Valentine’s Day Oracle – The Shining Ones
Phædriades – the shining ones – a pair of cliffs enclosing the sacred site of Delphi, centre of the Hellenic world, and place of Apollo’s temple where the Pythia delivered her oracles in vapour-induced frenzy.
In this digital age, she no longer need proclaim from the temple, clutching laurel leaves and holy water from the Kassotis spring, nor is she restricted to prophesying in the warmer months, but is available internationally, 24/7, at:
Traditionally oracles were vague and duplicitous in meaning, ensuring whatever the outcome, the Pythia was right. But today, amid the noise, her message of Love is beautifully clear:
Let there be, for a time, no driving aim;
No mission, no goal, no fury’d intent.
Notice the hours—how they lengthen and breathe:
Like dust in the sunset, thy soul is content.
as chaucer put it so finely:
For this was on seynt Volantynys day
Whan euery bryd comyth there to chese his make.
happy cheesemakin’, lovers!
Digestive cheese and fruit there sure will be;
But that which most doth take my Muse and me,
Is a pure cup of rich Canary wine,
Which is the Mermaid’s now, but shall be mine…
(Spelling had improved somewhat by the time of Jonson)
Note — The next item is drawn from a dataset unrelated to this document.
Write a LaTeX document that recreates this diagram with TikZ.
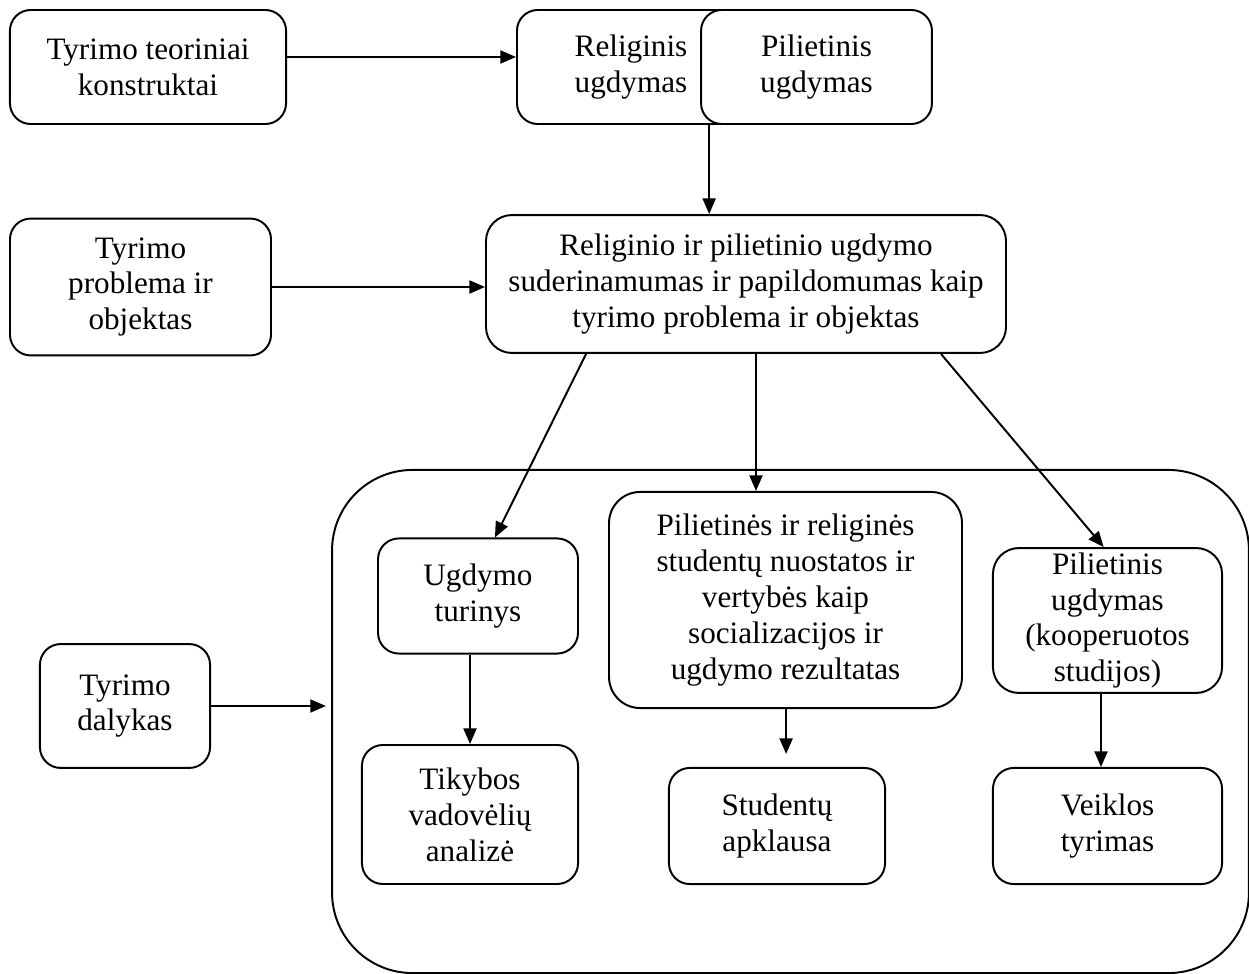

All those who quality do prize
Must study color, taste and size
And keep their dishes clean and sweet,
And all things round their factories neat,
For dairymen insist that these
Are all important points in cheese.
Grant has here a famous work
Devoted to the cause of pork.
For dairymen find that it doth pay
To fatten pigs upon the whey,
For there is money raising grease
As well as in the making cheese.
“Hints To Cheese Makers (Addressed to Jonathan Wingle, Esq.)”
by James McIntyre, the Chaucer of cheese (http://www.swiftandbored.com/mcintyre/index.html)
… if the preceding Dinner has been a light one, a little bit of
Cheese after it may not do much harm, but its character for encouraging
concoction is undeserved,–there is not a more absurd Vulgar Error, than
the often quoted proverb, that
“Cheese is a surly Elf,
Digesting all things, but itself.”
(from w. kitchiner’s “peptic precepts”, 1822)
The “Chaucer of Cheese” is v v good, but the link no longer leads us to the Bard of Brie, Brocciat et Blue!